Given these precedents and the similarity between the IDAX and TET1/TET3 CXXC domains, Ko and colleagues8 examined whether IDAX can regulate TET2 function. They demonstrated that IDAX binds non-methylated CG-rich regions in vitro and that ectopically expressed IDAX localized predominantly to CGIs in HEK293T cells. The nuclear localization of IDAX is impaired when the CXXC domain is mutated (IDAXDBM), but both IDAXWT and IDAXDBM interact with TET2 in vitro probably via the catalytic domain. Unexpectedly, co-expression of IDAXWT, but not IDAXDBM, with TET2 results in the disappearance of TET2 protein with a subsequent decrease in 5hmC levels. Neither IDAXWT or IDAXDBM affects TET2 enzyme activity in vitro, and TET2 protein degradation could be inhibited with a pan-caspase inhibitor. These observations suggest that IDAX activity may contribute to differences in TET2 function and 5hmC levels in various tissues. Decrease of TET2 protein, but not TET2 transcripts, during ES cell differentiation was correlated with the appearance of IDAX, and TET2 downregulation can be attenuated by shRNA-mediated inhibition of IDAX. Importantly, ectopic expression of IDAX in haematopoietic precursor cells also leads to downregulation of TET2 and an altered differentiation spectrum towards the monocyte/macrophage lineage. Intriguingly, expression of a TET3 CXXCDBM mutant construct in cells results in higher levels of 5hmC compared to TET3 CXXCWT. These investigations uncover a generality of autoregulation of TET function by extrinsic and intrinsic CXXC protein domains (Figure 1).

Figure 1
figure 1

A simplified model of the recently proposed CXXC-mediated negative regulation of TET enzymes. Left: cellular identity and lineage choice are determined by the balance between active (hypomethylated) and inactive (methylated, by DNMTs) gene promoters, thus yielding two distinct lineages. TET enzymes catalyze the conversion of methylcytosine (mC) to hydroxymethylcytosine (hmC) and further derivatives, formylcytosine (fC) and carboxycytosine (cC), which are eventually recycled back to unmodified cytosine by passive (DNA replication) and active (BER) mechanisms, thus protecting the potential to differentiate to either lineage A or B. Right: recent work from Ko and colleagues8 has revealed a novel autoregulatory mechanism to maintain the hypomethylated state. CXXC DNA-binding domains (in the IDAX and TET3 genes) can bind unmethylated DNA and recruit TET2 (via IDAX) or TET3 (via an integral CXXC domain) for 5mC conversion and at the same time trigger degradation of TET2/3 in a caspase-dependent fashion. This novel property of non-methylated DNA binding CXXC domains in relation to TET enzymes not only functions to dynamically maintain the unmethylated state, but also potentially explains the tissue-specific variation in hydroxymethylated DNA levels. White lollipops, cytosine; black lollipops, mC; and grey lollipops hmC/fC/cC.

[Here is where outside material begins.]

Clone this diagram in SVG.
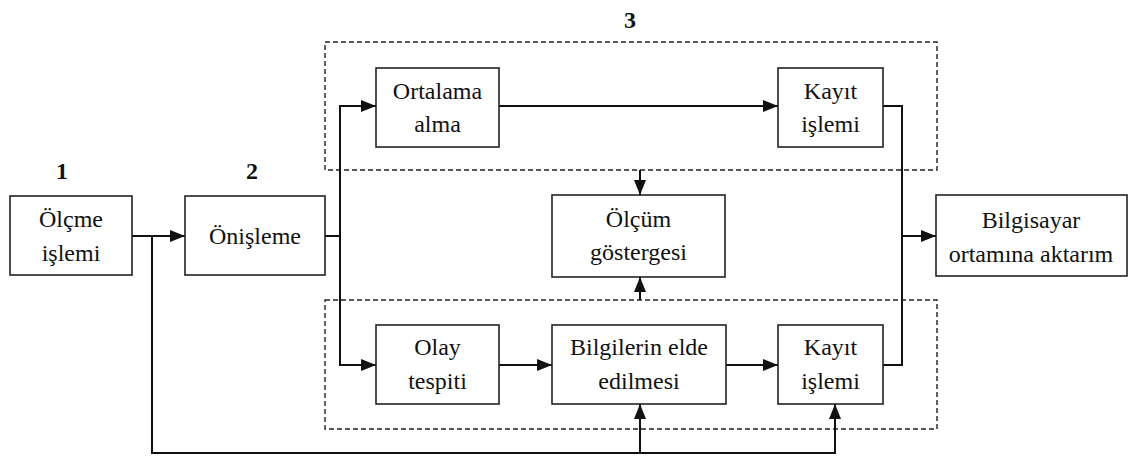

What are the implications of these observations? One conceptual advance arising from this mode of regulation is that it may explain the observed tissue-specific differences in 5hmC levels and dynamic changes observed upon differentiation, neoplastic transformation, and environmental exposure5. It sets up additional possible links between well-characterized paracrine cell signaling networks (Wnt pathways) and DNA modification10. The 5hmC story is a narrative that keeps on delivering; long may the excitement continue.